>> Begin Data excerpt
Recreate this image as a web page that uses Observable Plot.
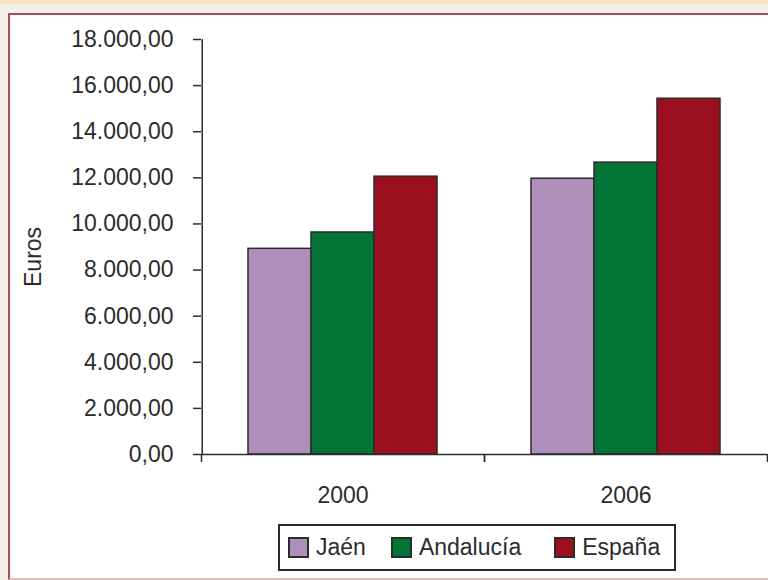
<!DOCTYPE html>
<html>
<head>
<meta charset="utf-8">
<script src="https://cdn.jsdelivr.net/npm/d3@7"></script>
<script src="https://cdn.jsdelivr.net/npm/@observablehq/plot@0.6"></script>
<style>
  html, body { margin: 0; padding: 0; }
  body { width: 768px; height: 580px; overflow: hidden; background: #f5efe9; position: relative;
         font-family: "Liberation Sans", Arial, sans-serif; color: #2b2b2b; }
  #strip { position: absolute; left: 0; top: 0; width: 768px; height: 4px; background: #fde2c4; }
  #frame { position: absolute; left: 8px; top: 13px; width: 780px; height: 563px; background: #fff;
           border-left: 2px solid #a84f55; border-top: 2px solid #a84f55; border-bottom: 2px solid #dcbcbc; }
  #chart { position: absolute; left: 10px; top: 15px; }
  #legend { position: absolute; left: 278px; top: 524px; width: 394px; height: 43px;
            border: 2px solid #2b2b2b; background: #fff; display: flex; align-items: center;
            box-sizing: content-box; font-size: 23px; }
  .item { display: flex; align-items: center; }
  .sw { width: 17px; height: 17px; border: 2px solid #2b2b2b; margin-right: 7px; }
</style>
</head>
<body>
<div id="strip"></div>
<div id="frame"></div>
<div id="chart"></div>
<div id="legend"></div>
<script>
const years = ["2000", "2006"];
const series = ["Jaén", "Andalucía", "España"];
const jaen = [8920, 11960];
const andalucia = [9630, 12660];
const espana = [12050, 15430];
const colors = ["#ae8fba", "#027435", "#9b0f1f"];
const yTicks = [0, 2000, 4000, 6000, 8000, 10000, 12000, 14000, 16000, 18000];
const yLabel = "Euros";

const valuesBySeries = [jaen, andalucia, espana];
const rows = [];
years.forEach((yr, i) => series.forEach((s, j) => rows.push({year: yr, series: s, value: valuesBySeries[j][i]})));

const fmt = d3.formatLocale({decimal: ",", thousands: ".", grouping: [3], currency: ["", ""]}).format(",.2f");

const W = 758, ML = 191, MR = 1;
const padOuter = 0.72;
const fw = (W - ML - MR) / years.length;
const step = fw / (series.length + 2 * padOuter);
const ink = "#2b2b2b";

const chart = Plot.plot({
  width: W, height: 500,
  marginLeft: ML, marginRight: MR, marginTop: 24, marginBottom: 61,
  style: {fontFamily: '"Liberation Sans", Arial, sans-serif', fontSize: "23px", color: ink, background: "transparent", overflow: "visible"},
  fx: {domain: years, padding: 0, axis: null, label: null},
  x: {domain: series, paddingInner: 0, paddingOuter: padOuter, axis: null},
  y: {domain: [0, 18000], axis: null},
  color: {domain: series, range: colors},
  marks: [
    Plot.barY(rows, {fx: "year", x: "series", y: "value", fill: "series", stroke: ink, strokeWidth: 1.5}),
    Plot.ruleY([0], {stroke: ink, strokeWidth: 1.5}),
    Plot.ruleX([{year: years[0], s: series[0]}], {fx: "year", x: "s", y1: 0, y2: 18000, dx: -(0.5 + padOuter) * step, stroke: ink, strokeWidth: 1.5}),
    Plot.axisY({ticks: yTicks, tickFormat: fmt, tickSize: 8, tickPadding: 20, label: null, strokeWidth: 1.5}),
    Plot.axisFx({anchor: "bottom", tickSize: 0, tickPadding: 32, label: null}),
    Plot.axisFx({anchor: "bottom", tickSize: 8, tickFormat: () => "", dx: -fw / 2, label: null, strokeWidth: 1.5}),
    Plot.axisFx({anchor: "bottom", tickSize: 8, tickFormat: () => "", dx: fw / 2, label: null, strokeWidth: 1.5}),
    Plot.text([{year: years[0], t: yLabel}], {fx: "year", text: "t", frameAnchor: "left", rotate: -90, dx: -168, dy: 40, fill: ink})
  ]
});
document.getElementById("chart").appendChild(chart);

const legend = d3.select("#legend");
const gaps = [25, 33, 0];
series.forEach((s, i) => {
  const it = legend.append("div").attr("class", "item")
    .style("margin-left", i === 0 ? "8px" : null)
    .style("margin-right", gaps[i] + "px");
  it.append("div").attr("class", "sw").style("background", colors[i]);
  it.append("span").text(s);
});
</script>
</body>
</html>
>> End Data excerpt
Stated exercise
Extract all the data above exactly, excluding every picture.

Result below
Recreate this image as a web page that uses Observable Plot.
<!DOCTYPE html>
<html>
<head>
<meta charset="utf-8">
<script src="https://cdn.jsdelivr.net/npm/d3@7"></script>
<script src="https://cdn.jsdelivr.net/npm/@observablehq/plot@0.6"></script>
<style>
  html, body { margin: 0; padding: 0; }
  body { width: 768px; height: 580px; overflow: hidden; background: #f5efe9; position: relative;
         font-family: "Liberation Sans", Arial, sans-serif; color: #2b2b2b; }
  #strip { position: absolute; left: 0; top: 0; width: 768px; height: 4px; background: #fde2c4; }
  #frame { position: absolute; left: 8px; top: 13px; width: 780px; height: 563px; background: #fff;
           border-left: 2px solid #a84f55; border-top: 2px solid #a84f55; border-bottom: 2px solid #dcbcbc; }
  #chart { position: absolute; left: 10px; top: 15px; }
  #legend { position: absolute; left: 278px; top: 524px; width: 394px; height: 43px;
            border: 2px solid #2b2b2b; background: #fff; display: flex; align-items: center;
            box-sizing: content-box; font-size: 23px; }
  .item { display: flex; align-items: center; }
  .sw { width: 17px; height: 17px; border: 2px solid #2b2b2b; margin-right: 7px; }
</style>
</head>
<body>
<div id="strip"></div>
<div id="frame"></div>
<div id="chart"></div>
<div id="legend"></div>
<script>
const years = ["2000", "2006"];
const series = ["Jaén", "Andalucía", "España"];
const jaen = [8920, 11960];
const andalucia = [9630, 12660];
const espana = [12050, 15430];
const colors = ["#ae8fba", "#027435", "#9b0f1f"];
const yTicks = [0, 2000, 4000, 6000, 8000, 10000, 12000, 14000, 16000, 18000];
const yLabel = "Euros";

const valuesBySeries = [jaen, andalucia, espana];
const rows = [];
years.forEach((yr, i) => series.forEach((s, j) => rows.push({year: yr, series: s, value: valuesBySeries[j][i]})));

const fmt = d3.formatLocale({decimal: ",", thousands: ".", grouping: [3], currency: ["", ""]}).format(",.2f");

const W = 758, ML = 191, MR = 1;
const padOuter = 0.72;
const fw = (W - ML - MR) / years.length;
const step = fw / (series.length + 2 * padOuter);
const ink = "#2b2b2b";

const chart = Plot.plot({
  width: W, height: 500,
  marginLeft: ML, marginRight: MR, marginTop: 24, marginBottom: 61,
  style: {fontFamily: '"Liberation Sans", Arial, sans-serif', fontSize: "23px", color: ink, background: "transparent", overflow: "visible"},
  fx: {domain: years, padding: 0, axis: null, label: null},
  x: {domain: series, paddingInner: 0, paddingOuter: padOuter, axis: null},
  y: {domain: [0, 18000], axis: null},
  color: {domain: series, range: colors},
  marks: [
    Plot.barY(rows, {fx: "year", x: "series", y: "value", fill: "series", stroke: ink, strokeWidth: 1.5}),
    Plot.ruleY([0], {stroke: ink, strokeWidth: 1.5}),
    Plot.ruleX([{year: years[0], s: series[0]}], {fx: "year", x: "s", y1: 0, y2: 18000, dx: -(0.5 + padOuter) * step, stroke: ink, strokeWidth: 1.5}),
    Plot.axisY({ticks: yTicks, tickFormat: fmt, tickSize: 8, tickPadding: 20, label: null, strokeWidth: 1.5}),
    Plot.axisFx({anchor: "bottom", tickSize: 0, tickPadding: 32, label: null}),
    Plot.axisFx({anchor: "bottom", tickSize: 8, tickFormat: () => "", dx: -fw / 2, label: null, strokeWidth: 1.5}),
    Plot.axisFx({anchor: "bottom", tickSize: 8, tickFormat: () => "", dx: fw / 2, label: null, strokeWidth: 1.5}),
    Plot.text([{year: years[0], t: yLabel}], {fx: "year", text: "t", frameAnchor: "left", rotate: -90, dx: -168, dy: 40, fill: ink})
  ]
});
document.getElementById("chart").appendChild(chart);

const legend = d3.select("#legend");
const gaps = [25, 33, 0];
series.forEach((s, i) => {
  const it = legend.append("div").attr("class", "item")
    .style("margin-left", i === 0 ? "8px" : null)
    .style("margin-right", gaps[i] + "px");
  it.append("div").attr("class", "sw").style("background", colors[i]);
  it.append("span").text(s);
});
</script>
</body>
</html>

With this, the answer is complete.